The wife of an Iranian prisoner says her husband has been sentenced to death for refusing to confess to an offense he never committed, RFE/RL's Radio Farda reports.

Roudabeh Akbari told Radio Farda on May 23 that her husband, Jafar Kazemi, was taken into custody on his way home on September 18.

Akbari says authorities asked him to say he was arrested three months later and wanted him to say he had participated in the December 27 antigovernment protests in Tehran.

Those protests, held to coincide with the Shi'ite religious holiday of Ashura, deteriorated into deadly clashes between protesters and security forces.

Akbari says her husband refused to make the false confession. She says the authorities then beat him badly, breaking three of his teeth.

Akbari believes Kazemi was arrested because their son went to live at a Baghdad base of the exiled People's Mujahedin Organization of Iran (MKO). The group, grounded in Marxism and Islam, has sought to overthrow Iran's post-1979 Islamic system.

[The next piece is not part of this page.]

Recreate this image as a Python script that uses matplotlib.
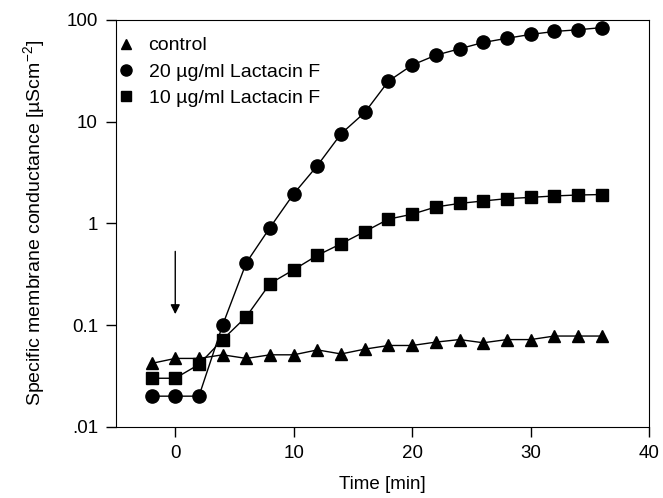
#!/usr/bin/env python3
# -*- coding: utf-8 -*-
"""Membrane conductance vs time for Lactacin F"""

import matplotlib
matplotlib.use('Agg')
import matplotlib.pyplot as plt
from matplotlib.lines import Line2D
from matplotlib.ticker import FixedLocator, FixedFormatter, NullLocator

plt.rcParams['font.family'] = ['Liberation Sans', 'DejaVu Sans']
plt.rcParams['mathtext.fontset'] = 'custom'
plt.rcParams['mathtext.rm'] = 'Liberation Sans'
plt.rcParams['mathtext.it'] = 'Liberation Sans:italic'

# time points [min]
time_min = [-2, 0, 2, 4, 6, 8, 10, 12, 14, 16, 18, 20, 22, 24, 26, 28, 30, 32, 34, 36]

# conductance values [uS cm^-2]
control = [0.042, 0.047, 0.047, 0.051, 0.047, 0.051, 0.051, 0.057, 0.052, 0.058,
           0.063, 0.063, 0.068, 0.072, 0.067, 0.072, 0.072, 0.078, 0.078, 0.078]
lac_20 = [0.020, 0.020, 0.020, 0.10, 0.41, 0.91, 1.95, 3.7, 7.6, 12.3,
          25, 36, 45, 52, 60, 66, 72, 77, 80, 84]
lac_10 = [0.030, 0.030, 0.041, 0.072, 0.121, 0.256, 0.35, 0.485, 0.63, 0.83,
          1.1, 1.23, 1.45, 1.57, 1.66, 1.75, 1.80, 1.86, 1.90, 1.92]

series_labels = ['control', '20 µg/ml Lactacin F', '10 µg/ml Lactacin F']
y_ticks = [0.01, 0.1, 1, 10, 100]
y_tick_labels = ['.01', '0.1', '1', '10', '100']
x_ticks = [0, 10, 20, 30, 40]

fig = plt.figure(figsize=(6.63, 4.98), dpi=100)
ax = fig.add_axes([0.175, 0.143, 0.804, 0.817])

ax.plot(time_min, control, color='black', lw=1, marker='^', ms=8)
ax.plot(time_min, lac_20, color='black', lw=1, marker='o', ms=9.5)
ax.plot(time_min, lac_10, color='black', lw=1, marker='s', ms=8.5)

# 加药时刻箭头
ax.annotate('', xy=(0, 0.128), xytext=(0, 0.53),
            arrowprops=dict(arrowstyle='-|>', color='black', lw=1,
                            mutation_scale=14, shrinkA=0, shrinkB=0))

ax.set_yscale('log')
ax.set_xlim(-5, 40)
ax.set_ylim(0.01, 100)
ax.yaxis.set_major_locator(FixedLocator(y_ticks))
ax.yaxis.set_major_formatter(FixedFormatter(y_tick_labels))
ax.yaxis.set_minor_locator(NullLocator())
ax.set_xticks(x_ticks)
ax.tick_params(direction='out', length=7, width=1, labelsize=13.5, pad=6)

ax.set_xlabel('Time [min]', fontsize=13.5, labelpad=10)
ax.set_ylabel(r'Specific membrane conductance [µScm$^{-2}$]', fontsize=14,
              labelpad=14)

handles = [
    Line2D([], [], color='black', marker='^', ls='none', ms=7),
    Line2D([], [], color='black', marker='o', ms=8, ls='none'),
    Line2D([], [], color='black', marker='s', ms=7, ls='none'),
]
ax.legend(handles, series_labels, loc='upper left', frameon=False, fontsize=14,
          handlelength=0.5, handletextpad=0.9, borderaxespad=0.15,
          labelspacing=0.45, bbox_to_anchor=(-0.01, 0.985))

plt.savefig('out.png', dpi=100)
plt.close()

Some 3,500 MKO members reside at the base -- called Camp Ashraf -- in northern Baghdad. The U.S. government has designated MKO a terrorist organization.

Worried about their son, Akbari says she and Kazemi called him four times. However, Akbari said her husband never had any involvement with the MKO.

Akbari added that Kazemi's lawyer says that he is innocent and that there is no evidence to justify such a heavy sentence.

On May 15, Tehran prosecutor Abbas Jafari Dolatabadi confirmed Kazemi's death sentence, which has yet to be carried out. The death sentences of five other prisoners charged with ties to the MKO were also confirmed.

Akbari told Radio Farda that she hoped pressure on Iranian authorities could save her husband's life.

"I beg you to make my voice heard to people and the UN High Commissioner for Human Rights. [Please] put the Islamic republic leadership under pressure to not to execute my husband," Akbari said.